Linguistic Areas of Literature : Between the World and the Nations Chapitre d’ouvrage - 2022

Tristan Leperlier

Tristan Leperlier, « Linguistic Areas of Literature : Between the World and the Nations  », in Gisèle Sapiro, Delia Ungureanu (eds.), Pascale Casanova World of Letters and its Legacies, 2022, pp. 129-146. ISBN 9789004522879. 〈https://brill.com/display/book/9789004522879/BP000010.xml〉

Abstract

In this chapter I seek to further elaborate on linguistic areas of literature, which have been under-researched by Casanova, who rather tried to map a broader picture of the world literary system, and who was more attentive to cases of Herderian congruence between nation and language. In so doing, I re-elaborate the theory of the field in a transnational and plurilingual perspective, focusing on the notions of in/dependence of literary spaces, and of illusio. Linguistic areas are dynamic international spaces revolving around one language, and organising a system of dependencies between local spaces, that are typically national. I develop a typology of linguistic areas. The polycentric Arabophone linguistic area is structured by the interdependence of national spaces in relation to each other. Thanks to the growing integration of its still existing peripheries, this linguistic area resembles an international literary field overarching the national (sub-)fields. By contrast, the monocentric Francophone linguistic area can be called a “literary system,” organized around a core literary field, the French one. This leads me to refine the model of the Francophone literary system proposed by Klinkenberg and Denis, and to propose a new way of sketching the literary history of the French language literature from a transnational perspective.
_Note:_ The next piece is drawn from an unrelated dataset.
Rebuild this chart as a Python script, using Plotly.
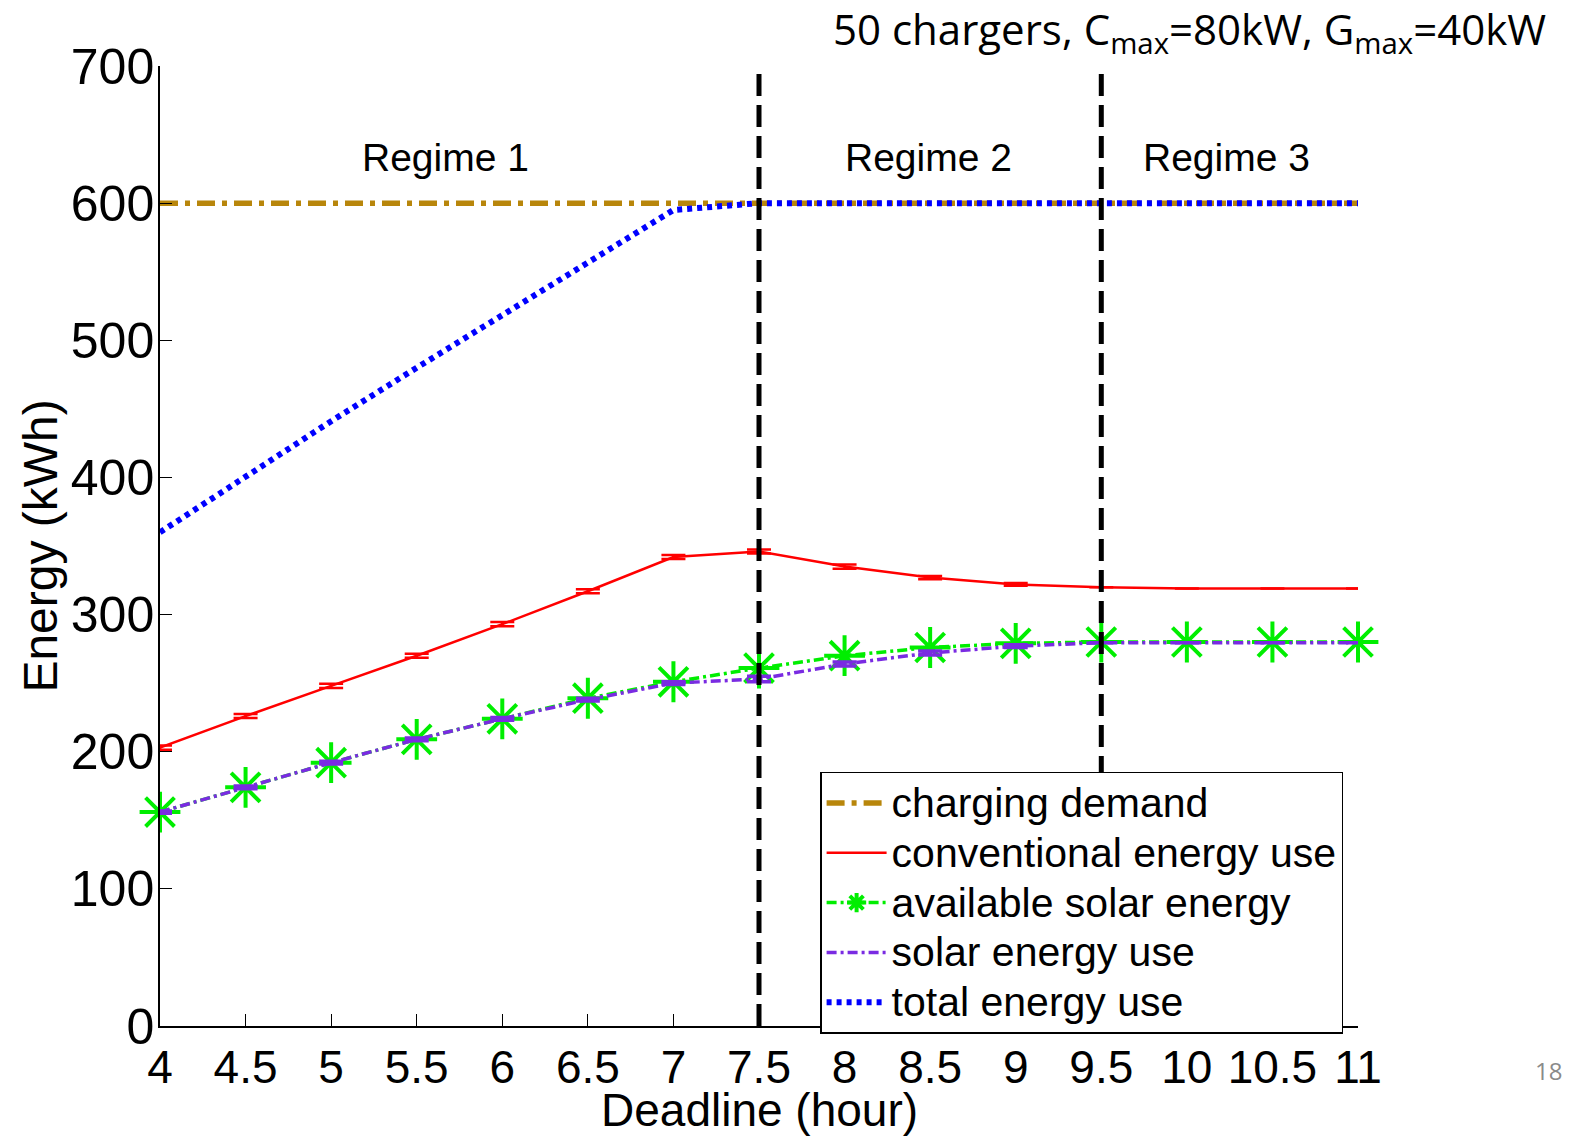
import plotly.graph_objects as go

# ---------------- data ----------------
deadline = [4, 4.5, 5, 5.5, 6, 6.5, 7, 7.5, 8, 8.5, 9, 9.5, 10, 10.5, 11]
charging_demand = [600] * 15
conventional = [203, 226, 248, 270, 293, 317, 342, 346, 335, 327, 322, 320, 319, 319, 319]
conventional_err = [1.5, 1.5, 1.5, 1.5, 1.5, 1.5, 1.5, 1.5, 1.5, 1.2, 1.0, 0, 0, 0, 0]
solar_available = [156, 174, 192, 209, 224, 239, 251, 261, 270, 276, 279, 280, 280, 280, 280]
solar_use = [156, 174, 192, 209, 224, 238, 250, 253, 264, 272, 277, 279.5, 279.5, 279.5, 279.5]
solar_use_err = [0.8, 1, 1, 1, 1, 1, 1, 2, 1.5, 1.5, 1, 0, 0, 0, 0]
total_use = [360, 401, 441, 480, 518, 557, 595, 600, 600, 600, 600, 600, 600, 600, 600]
regime_bounds = [7.5, 9.5]
regime_labels = ["Regime 1", "Regime 2", "Regime 3"]
regime_label_x = [5.67, 8.49, 10.23]
regime_label_y = 633
x_ticks = [4, 4.5, 5, 5.5, 6, 6.5, 7, 7.5, 8, 8.5, 9, 9.5, 10, 10.5, 11]
y_ticks = [0, 100, 200, 300, 400, 500, 600, 700]
series_names = ["charging demand", "conventional energy use", "available solar energy",
                "solar energy use", "total energy use"]

FONT = "Arial, Liberation Sans, sans-serif"


def leg(name):
    return '<span style="font-size:41px">' + name + '</span>'


fig = go.Figure()

fig.add_trace(go.Scatter(
    x=deadline, y=charging_demand, mode="lines", name=leg(series_names[0]),
    line=dict(color="#B8860B", width=5.5, dash="18px,7px,5px,7px")))

fig.add_trace(go.Scatter(
    x=deadline, y=conventional, mode="lines", name=leg(series_names[1]),
    line=dict(color="#FF0000", width=2.5),
    error_y=dict(type="data", array=conventional_err, color="#FF0000",
                 thickness=2.5, width=12)))

fig.add_trace(go.Scatter(
    x=deadline, y=solar_available, mode="lines+markers", name=leg(series_names[2]),
    line=dict(color="#00EE00", width=3.5, dash="10px,4px,3px,4px"),
    marker=dict(symbol="asterisk-open", size=34, color="#00EE00",
                line=dict(color="#00EE00", width=4)),
    cliponaxis=False))

fig.add_trace(go.Scatter(
    x=deadline, y=solar_use, mode="lines", name=leg(series_names[3]),
    line=dict(color="#7A2BE2", width=3.5, dash="10px,4px,3px,4px"),
    error_y=dict(type="data", array=solar_use_err, color="#7A2BE2",
                 thickness=3.5, width=12)))

fig.add_trace(go.Scatter(
    x=deadline, y=total_use, mode="lines", name=leg(series_names[4]),
    line=dict(color="#0000FF", width=6, dash="5px,5px")))

for xb in regime_bounds:
    fig.add_trace(go.Scatter(
        x=[xb, xb], y=[y_ticks[0], y_ticks[-1]], mode="lines", showlegend=False,
        line=dict(color="black", width=5, dash="22px,9px"), hoverinfo="skip"))

for lab, lx in zip(regime_labels, regime_label_x):
    fig.add_annotation(x=lx, y=regime_label_y, text=lab, showarrow=False,
                       xref="x", yref="y", xanchor="center", yanchor="middle",
                       font=dict(family=FONT, size=39, color="black"))

# title in the top right
fig.add_annotation(
    x=1.1586, y=1.036, xref="paper", yref="paper", xanchor="right", yanchor="middle",
    text="50 chargers, C<sub>max</sub>=80kW, G<sub>max</sub>=40kW", showarrow=False,
    font=dict(family="Open Sans, Noto Sans, sans-serif", size=42, color="black"))

# page number
fig.add_annotation(
    x=1.159, y=-0.046, xref="paper", yref="paper", text="18", showarrow=False,
    xanchor="center", yanchor="middle",
    font=dict(family="Open Sans, Noto Sans, sans-serif", size=24, color="#8A8A8A"))

# axis titles
fig.add_annotation(
    x=-0.1005, y=0.50, xref="paper", yref="paper", text="Energy (kWh)", textangle=-90,
    xanchor="center", yanchor="middle",
    showarrow=False, font=dict(family=FONT, size=48, color="black"))
fig.add_annotation(
    x=0.5008, y=-0.088, xref="paper", yref="paper", text="Deadline (hour)",
    xanchor="center", yanchor="middle",
    showarrow=False, font=dict(family=FONT, size=46, color="black"))

fig.update_layout(
    width=1558, height=1129,
    margin=dict(l=152, r=208, t=58, b=111, autoexpand=False),
    paper_bgcolor="white", plot_bgcolor="white",
    font=dict(family=FONT, color="black"),
    showlegend=True,
    legend=dict(x=0.551, y=0.265, xanchor="left", yanchor="top",
                bgcolor="white", bordercolor="black", borderwidth=1.5,
                font=dict(family=FONT, size=36, color="black"),
                itemwidth=60, tracegroupgap=0),
    xaxis=dict(range=[4, 11], tickvals=x_ticks, ticks="inside", ticklen=12,
               tickcolor="black", showline=True, linecolor="black", linewidth=1.5,
               showgrid=False, zeroline=False, tickangle=0, automargin=False,
               tickfont=dict(family=FONT, size=46, color="black")),
    yaxis=dict(range=[0, 700], tickvals=y_ticks, ticks="inside", ticklen=12,
               tickcolor="black", showline=True, linecolor="black", linewidth=1.5,
               showgrid=False, zeroline=False, automargin=False,
               ticklabelstandoff=-6,
               tickfont=dict(family=FONT, size=50, color="black")),
)

fig.write_html("out.html")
Using a more institutional approach, I qualified Casanova’s assumptions that linguistic areas are “homogeneous,” while they are permanently crossed over by national borders and even linguistic issues (especially in local plurilingual spaces) ; and above all that they are “unchallenged” : I showed the dialectically evolving balance of power even in the most centralized linguistic areas, introducing more history in macro-models of World literature.